The reduce function, on the other hand, dictates how the transformed values are reduced, with the most common option being sum, product, minimum and maximum. See the list of reduce functions:
pfocal_info_reduce()
#> [,1] [,2]
#> [1,] "SUM" "0"
#> [2,] "ABS_SUM" "1"
#> [3,] "PRODUCT" "2"
#> [4,] "ABS_PRODUCT" "3"
#> [5,] "MIN" "4"
#> [6,] "MAX" "5"
#> [,3]
#> [1,] "Accumulator starts at 0. For each intermediate value, in no particular order, acc = ( acc + iv )"
#> [2,] "Accumulator starts at 0. For each intermediate value, in no particular order, acc = ( acc + abs(iv) )"
#> [3,] "Accumulator starts at 1. For each intermediate value, in no particular order, acc = ( acc * iv )"
#> [4,] "Accumulator starts at 1. For each intermediate value, in no particular order, acc = ( acc * abs(iv) )"
#> [5,] "Accumulator starts at the highest possible value. For each intermediate value, in no particular order, acc = min( acc , iv )"
#> [6,] "Accumulator starts at the lowest possible value. For each intermediate value, in no particular order, acc = max( acc , iv )"
Finally, there is the option of dividing the final result (a method for scaling). The default is no division. The different options can be seen with:
pfocal_info_mean_divisor()
#> [,1] [,2]
#> [1,] "ONE" "0"
#> [2,] "KERNEL_SIZE" "1"
#> [3,] "KERNEL_COUNT" "2"
#> [4,] "KERNEL_SUM" "3"
#> [5,] "KERNEL_ABS_SUM" "4"
#> [6,] "KERNEL_PROD" "5"
#> [7,] "KERNEL_ABS_PROD" "6"
#> [8,] "DYNAMIC_COUNT" "7"
#> [9,] "DYNAMIC_SUM" "8"
#> [10,] "DYNAMIC_ABS_SUM" "9"
#> [11,] "DYNAMIC_PROD" "10"
#> [12,] "DYNAMIC_ABS_PROD" "11"
#> [13,] "DYNAMIC_DATA_SUM" "12"
#> [14,] "DYNAMIC_DATA_ABS_SUM" "13"
#> [15,] "DYNAMIC_DATA_PROD" "14"
#> [16,] "DYNAMIC_DATA_ABS_PROD" "15"
#> [,3]
#> [1,] "Does not divide the final value by anything"
#> [2,] "Divide the final value at each point by nrow(k)*ncol(k)"

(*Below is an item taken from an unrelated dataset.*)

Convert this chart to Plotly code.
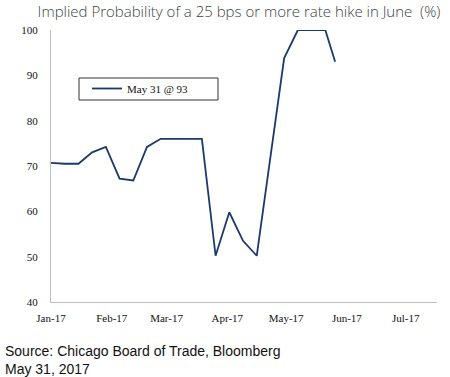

#> [3,] "Divide the final value at each point by sum(+!is.na(k))"
#> [4,] "Divide the final value at each point by sum(k[!is.na(k)])"
#> [5,] "Divide the final value at each point by sum(abs(k[!is.na(k)]))"
#> [6,] "Divide the final value at each point by prod(k[!is.na(k)])"
#> [7,] "Divide the final value at each point by prod(abs(k[!is.na(k)]))"
#> [8,] "Divide the final value at each point by sum(!is.na( intermediate_data )), recalculated at every point"
#> [9,] "Divide the final value at each point by sum(intermediate_data[!is.na( intermediate_data )]), recalculated at every point"
#> [10,] "Divide the final value at each point by sum(abs(intermediate_data[!is.na( intermediate_data )])), recalculated at every point"
#> [11,] "Divide the final value at each point by prod(intermediate_data[!is.na( intermediate_data )]), recalculated at every point"
#> [12,] "Divide the final value at each point by prod(abs(intermediate_data[!is.na( intermediate_data )])), recalculated at every point"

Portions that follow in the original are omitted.